Whereas in the other case, there are fewer files changed, so the pattern that i've seen emerge is that most people won't care much about detailed commit messages, because of which it is no longer that useful.

Of course, i've also seen people (the majority of my coworkers, though it depends on the company) not really care about commit messages or even making smaller atomic commits at all, thus a feature branch could look like the following:

  [28 files changed] ISSUE-541
  [11 files changed] refactoring
Then again, the majority of people in my current company also always leave merge request descriptions completely empty and expect you to figure out what the code does by its contents alone in the diff, without providing any context or further considerations.
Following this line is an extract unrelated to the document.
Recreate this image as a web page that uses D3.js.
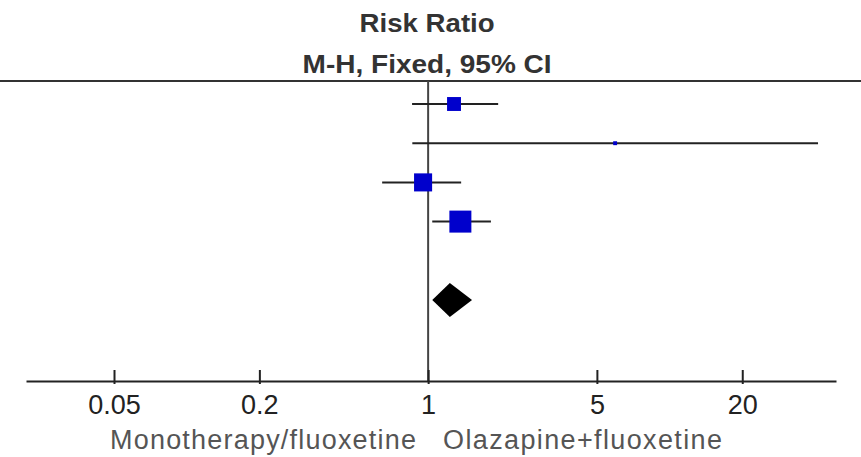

Personally, i'm against this and while i don't want to sour our relationships by nagging about it, personally i always write out a bit of information about what each feature branch accomplishes, as well as even include a few images or GIFs.

That has made my own life much easier when something seemingly breaks 9 months down the line and no one has any idea why, whereas i can just look at the merge request for the offending code and see all of the charts and explanations i need.

Personally, i think that the closer your documentation (of any sort) is to your code, the better the end results.

> In one of the cases, the changes are larger and therefore more meaningful descriptions of what each commit does are probably a good thing - if the refactoring of code would break anything that wouldn't be immediately apparent but would later be detected, being able to click in the commit in the IDE history and see what exactly was changed as a part of it could be pretty useful!

This has happened to me when tracking down bugs a whole bunch of times in our various svn codebases, where commits can't be squashed like in git. Once it even happened in a linting commit when someone accidentally messed up indentation in python.